[Given exercise]
Which lines hold the word "that"? Show each of them.

[Records contained in a dataset]
>>>>>

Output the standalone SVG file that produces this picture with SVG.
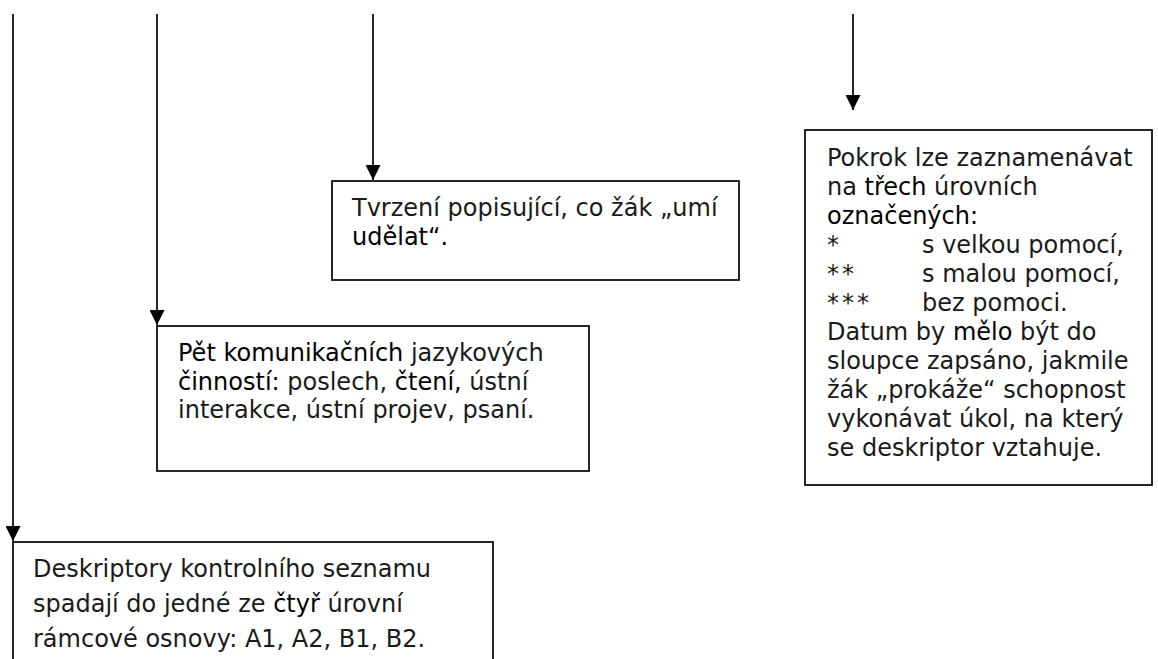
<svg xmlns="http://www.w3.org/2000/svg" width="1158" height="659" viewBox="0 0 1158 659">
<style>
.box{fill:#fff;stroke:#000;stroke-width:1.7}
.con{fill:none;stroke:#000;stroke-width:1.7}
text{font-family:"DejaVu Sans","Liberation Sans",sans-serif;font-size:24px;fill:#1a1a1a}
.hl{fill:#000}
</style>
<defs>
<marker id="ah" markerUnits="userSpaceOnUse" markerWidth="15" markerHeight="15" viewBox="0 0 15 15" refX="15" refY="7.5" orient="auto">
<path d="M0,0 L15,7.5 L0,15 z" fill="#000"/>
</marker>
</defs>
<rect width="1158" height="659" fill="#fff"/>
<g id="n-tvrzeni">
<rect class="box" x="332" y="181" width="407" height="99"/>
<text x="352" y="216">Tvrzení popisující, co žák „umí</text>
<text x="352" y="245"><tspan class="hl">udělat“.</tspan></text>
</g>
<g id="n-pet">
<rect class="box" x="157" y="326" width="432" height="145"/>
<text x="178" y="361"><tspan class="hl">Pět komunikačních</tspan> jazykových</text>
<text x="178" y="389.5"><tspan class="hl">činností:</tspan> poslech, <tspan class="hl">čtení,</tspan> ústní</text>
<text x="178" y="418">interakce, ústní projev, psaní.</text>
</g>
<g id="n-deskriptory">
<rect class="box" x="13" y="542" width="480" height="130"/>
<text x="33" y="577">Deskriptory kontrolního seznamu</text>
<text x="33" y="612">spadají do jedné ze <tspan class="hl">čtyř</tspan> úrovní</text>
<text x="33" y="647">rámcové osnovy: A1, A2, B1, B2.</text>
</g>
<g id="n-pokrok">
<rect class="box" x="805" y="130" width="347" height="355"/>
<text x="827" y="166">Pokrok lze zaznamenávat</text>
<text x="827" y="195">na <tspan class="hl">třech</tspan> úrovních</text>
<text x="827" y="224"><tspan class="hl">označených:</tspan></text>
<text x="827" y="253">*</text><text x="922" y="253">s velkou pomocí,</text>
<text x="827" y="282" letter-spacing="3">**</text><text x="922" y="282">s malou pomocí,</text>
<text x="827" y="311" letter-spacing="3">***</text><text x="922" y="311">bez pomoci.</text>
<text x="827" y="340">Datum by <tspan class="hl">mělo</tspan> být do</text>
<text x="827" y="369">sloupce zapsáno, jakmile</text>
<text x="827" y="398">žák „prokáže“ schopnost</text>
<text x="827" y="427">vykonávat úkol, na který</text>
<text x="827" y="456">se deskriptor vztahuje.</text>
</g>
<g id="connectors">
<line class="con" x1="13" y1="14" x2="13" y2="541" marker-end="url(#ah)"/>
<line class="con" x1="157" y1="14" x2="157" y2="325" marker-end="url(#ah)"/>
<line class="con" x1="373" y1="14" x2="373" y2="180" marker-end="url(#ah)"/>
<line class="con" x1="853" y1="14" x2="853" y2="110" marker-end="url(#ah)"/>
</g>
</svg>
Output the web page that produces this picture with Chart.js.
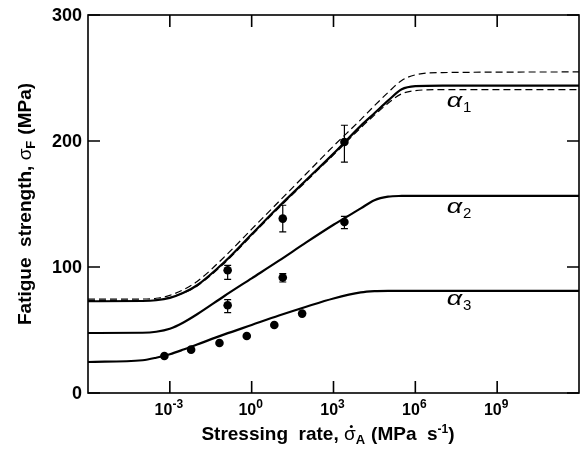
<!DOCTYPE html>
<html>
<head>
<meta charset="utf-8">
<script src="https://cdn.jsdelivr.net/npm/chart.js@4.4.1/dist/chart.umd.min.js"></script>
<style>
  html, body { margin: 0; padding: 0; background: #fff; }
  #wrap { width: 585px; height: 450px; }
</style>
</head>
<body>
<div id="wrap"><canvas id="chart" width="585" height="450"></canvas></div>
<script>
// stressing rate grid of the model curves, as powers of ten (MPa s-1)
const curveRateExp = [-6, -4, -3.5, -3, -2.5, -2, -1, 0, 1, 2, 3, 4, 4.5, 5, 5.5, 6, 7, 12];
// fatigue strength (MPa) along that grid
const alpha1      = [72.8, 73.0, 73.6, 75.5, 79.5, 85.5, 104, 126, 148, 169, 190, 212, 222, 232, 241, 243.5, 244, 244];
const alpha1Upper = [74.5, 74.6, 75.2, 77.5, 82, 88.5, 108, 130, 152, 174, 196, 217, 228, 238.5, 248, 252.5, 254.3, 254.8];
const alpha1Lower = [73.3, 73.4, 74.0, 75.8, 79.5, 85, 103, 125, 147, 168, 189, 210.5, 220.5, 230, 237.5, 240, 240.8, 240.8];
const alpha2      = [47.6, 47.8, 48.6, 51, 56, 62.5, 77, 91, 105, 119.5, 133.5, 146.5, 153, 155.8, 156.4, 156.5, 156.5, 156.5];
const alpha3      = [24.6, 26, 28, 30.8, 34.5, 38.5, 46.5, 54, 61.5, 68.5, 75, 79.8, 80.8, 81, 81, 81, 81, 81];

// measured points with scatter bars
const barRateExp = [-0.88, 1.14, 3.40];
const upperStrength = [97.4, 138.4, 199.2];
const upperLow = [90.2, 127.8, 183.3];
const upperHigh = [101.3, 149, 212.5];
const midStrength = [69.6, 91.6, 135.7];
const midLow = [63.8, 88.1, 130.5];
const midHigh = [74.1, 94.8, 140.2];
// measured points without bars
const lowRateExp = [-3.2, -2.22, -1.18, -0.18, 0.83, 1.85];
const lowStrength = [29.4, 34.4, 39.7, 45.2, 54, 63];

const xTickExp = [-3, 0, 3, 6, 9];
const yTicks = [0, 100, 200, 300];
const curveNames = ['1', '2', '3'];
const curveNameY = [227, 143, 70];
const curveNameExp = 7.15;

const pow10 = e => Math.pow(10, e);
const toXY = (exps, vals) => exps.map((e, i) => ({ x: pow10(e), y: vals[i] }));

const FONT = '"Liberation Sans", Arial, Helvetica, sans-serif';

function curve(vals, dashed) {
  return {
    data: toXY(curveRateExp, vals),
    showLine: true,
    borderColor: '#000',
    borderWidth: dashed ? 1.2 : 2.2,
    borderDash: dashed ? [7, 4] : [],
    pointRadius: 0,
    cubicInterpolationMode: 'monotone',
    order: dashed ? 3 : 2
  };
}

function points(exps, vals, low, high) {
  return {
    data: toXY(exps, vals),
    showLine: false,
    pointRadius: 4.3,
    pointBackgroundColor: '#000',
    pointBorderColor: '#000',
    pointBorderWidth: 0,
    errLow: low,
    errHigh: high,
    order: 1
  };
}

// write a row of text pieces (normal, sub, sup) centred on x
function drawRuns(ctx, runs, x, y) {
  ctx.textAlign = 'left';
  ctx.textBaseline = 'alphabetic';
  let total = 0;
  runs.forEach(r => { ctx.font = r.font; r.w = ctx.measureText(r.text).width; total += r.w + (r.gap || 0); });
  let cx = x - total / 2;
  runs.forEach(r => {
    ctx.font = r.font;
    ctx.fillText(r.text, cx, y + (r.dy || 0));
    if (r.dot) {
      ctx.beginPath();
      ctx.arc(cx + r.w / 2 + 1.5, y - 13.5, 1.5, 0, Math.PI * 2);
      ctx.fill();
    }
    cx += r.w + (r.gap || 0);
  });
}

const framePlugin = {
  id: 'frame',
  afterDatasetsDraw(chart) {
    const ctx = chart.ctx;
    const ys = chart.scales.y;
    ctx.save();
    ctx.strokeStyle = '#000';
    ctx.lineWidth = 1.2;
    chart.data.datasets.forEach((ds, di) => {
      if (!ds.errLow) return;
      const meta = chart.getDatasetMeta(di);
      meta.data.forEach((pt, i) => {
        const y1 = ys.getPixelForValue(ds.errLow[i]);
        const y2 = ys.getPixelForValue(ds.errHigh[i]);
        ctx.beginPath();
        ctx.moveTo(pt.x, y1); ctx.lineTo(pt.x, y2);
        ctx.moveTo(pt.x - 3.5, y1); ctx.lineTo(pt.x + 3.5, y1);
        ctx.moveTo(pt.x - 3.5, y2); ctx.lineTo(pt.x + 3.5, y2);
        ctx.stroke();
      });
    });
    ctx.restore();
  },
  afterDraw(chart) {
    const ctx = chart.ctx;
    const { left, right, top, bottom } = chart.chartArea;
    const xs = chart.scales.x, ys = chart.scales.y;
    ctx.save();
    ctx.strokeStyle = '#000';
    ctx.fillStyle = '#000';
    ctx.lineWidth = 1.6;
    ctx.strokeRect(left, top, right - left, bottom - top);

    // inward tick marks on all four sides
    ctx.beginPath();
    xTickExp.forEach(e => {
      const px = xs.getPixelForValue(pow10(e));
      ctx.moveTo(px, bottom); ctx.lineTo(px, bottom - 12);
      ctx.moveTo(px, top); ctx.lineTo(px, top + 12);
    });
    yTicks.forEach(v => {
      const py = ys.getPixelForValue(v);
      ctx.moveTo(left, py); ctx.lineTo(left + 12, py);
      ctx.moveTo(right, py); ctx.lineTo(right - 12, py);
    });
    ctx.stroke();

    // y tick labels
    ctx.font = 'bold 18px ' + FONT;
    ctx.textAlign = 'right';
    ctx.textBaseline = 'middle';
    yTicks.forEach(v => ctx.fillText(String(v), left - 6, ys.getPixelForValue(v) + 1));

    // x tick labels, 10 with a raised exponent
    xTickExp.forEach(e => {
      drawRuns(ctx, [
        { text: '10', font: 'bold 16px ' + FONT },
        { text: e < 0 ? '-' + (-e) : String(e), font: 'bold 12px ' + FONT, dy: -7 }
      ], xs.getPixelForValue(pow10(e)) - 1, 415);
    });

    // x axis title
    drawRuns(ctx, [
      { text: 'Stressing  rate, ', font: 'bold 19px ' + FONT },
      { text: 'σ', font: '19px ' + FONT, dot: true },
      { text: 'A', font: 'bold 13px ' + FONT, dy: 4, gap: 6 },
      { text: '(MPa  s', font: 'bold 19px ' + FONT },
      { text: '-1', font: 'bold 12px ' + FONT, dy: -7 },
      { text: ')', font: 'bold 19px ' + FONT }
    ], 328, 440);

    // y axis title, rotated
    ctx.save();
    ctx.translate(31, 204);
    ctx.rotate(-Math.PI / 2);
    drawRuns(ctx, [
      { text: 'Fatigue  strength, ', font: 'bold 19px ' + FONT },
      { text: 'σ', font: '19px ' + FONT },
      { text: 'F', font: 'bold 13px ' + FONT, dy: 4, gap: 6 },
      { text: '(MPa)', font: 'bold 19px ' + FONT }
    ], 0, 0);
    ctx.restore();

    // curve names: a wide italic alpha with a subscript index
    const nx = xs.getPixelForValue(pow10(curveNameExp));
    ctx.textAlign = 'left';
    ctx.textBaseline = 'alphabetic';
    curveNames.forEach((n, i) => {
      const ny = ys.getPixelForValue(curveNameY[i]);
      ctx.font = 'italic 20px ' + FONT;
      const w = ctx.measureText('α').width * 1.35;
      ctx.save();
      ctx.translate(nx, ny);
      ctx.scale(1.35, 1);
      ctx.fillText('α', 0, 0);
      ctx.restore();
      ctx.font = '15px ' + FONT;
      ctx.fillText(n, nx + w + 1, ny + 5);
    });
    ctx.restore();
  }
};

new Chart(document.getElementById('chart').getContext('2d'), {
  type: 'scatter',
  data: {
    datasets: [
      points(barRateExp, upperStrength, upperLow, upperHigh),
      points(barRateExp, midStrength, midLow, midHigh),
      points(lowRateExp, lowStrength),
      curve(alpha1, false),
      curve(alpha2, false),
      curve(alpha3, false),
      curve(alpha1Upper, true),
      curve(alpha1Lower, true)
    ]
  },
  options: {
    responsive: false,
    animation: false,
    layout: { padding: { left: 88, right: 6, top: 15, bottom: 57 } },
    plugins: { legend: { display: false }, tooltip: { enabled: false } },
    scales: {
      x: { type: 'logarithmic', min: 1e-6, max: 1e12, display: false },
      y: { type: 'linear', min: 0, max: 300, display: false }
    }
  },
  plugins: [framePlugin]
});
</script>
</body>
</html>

<<<<<

[Task answer]
Output the standalone SVG file that produces this picture with SVG.
Output the web page that produces this picture with Chart.js.
// fatigue strength (MPa) along that grid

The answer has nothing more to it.